Originally published on the UK Web Archive blog on the 15th of February 2016.
Earlier this year, as part of the Big UK Domain Data for the Arts and Humanities project, we released our first ‘historical search engine’ service. We’ve publicised it at IDCC15, the 2015 IIPC GA and at the first RESAW conference, and it’s been very well received. Not only has it lead to some excellent case studies that we can use to improve our services, but other web archives have shown interest in re-using the underlying open source code. In particular, some of our Canadian colleagues have successfully launched webarchives.ca, which lets users search ten years worth of archived websites from Canadian political parties and political interest groups (see here for more details).
But we remained frustrated, for two reasons. Firstly, when we built that first service, we could not cope with the full scale of the 1996-2013 dataset, and we only managed to index the two billion resources up to 2010. Secondly, we had not yet learned how to cope with more than one or two users at a time, so we were loath to publicise the website too widely in case it crashed. So, over the last six months, and with the guidance of Toke Eskildsen and Thomas Egense at the State Library of Denmark, we’ve been working on resolving these scaling issues (their tech blog is definitely worth a look if you’re into this kind of thing).
Thanks to their input, I’m happy to be able to announce that our historical search prototype now spans the whole period from 1996 to the 6th April 2013, and contains 3,520,628,647 distinct records.
Broken down by year, you can see there’s a lot of variation, depending on the timings of the global crawls from which this collection was drawn. This is why our trends visualisation plots query results as a percentage of all the resources crawled in each year rather than absolute figures.

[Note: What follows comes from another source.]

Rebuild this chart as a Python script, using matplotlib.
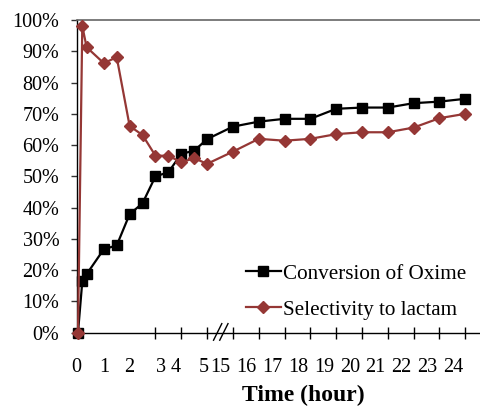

However, the overall variation and the fact that the 2013 chunk only covers the first three months should be kept in mind when interpreting the results.
You might also notice there seem to be a few data points from as early as 1938, and even from 2072! This tiny proportion of results correspond to malformed or erroneous records, although currently it’s not clear if the 1,714 results from 1995 are genuine or not. No one ever said Big Data would be Clean Data.
Furthermore, we’ve decided to change the way we handle web archiving records that have been ‘de-duplicated’. When the crawler visits a page and finds precisely the same item as before, instead of storing another copy, we can store a so-called “revisit record” and refer to the earlier copy rather than duplicating it. This crude form of data compression can save a lot of disk space for frequently crawled material, and it’s use has grown over time. For example, looking at the historical dataset, you can see that 30% of the 2013 results were duplicates.
However, as these records don’t hold the actual item, our indexing process was not able to index these items properly. Over the next few weeks, we shall scan through these 65 million revisit records and ‘reduplicate’ them. This does mean that, for now, the results from 2013 might be a bit misleading in some cases. We also failed to index the last 11,031 of the 515,031 WARC files that make up this dataset (about 2% of the total, likely affecting the 2010-2013 results only), simply because we ran out of disk space. The index is using up 18.7TB of SSD storage, and if we can find more space, we’ll fill in the rest.
In the meantime, please explore our historical archive and tell us what you find! It might be slow sometimes (maybe 10-20 seconds), so please be patient, but we’re pretty confident that it will be stable from now on.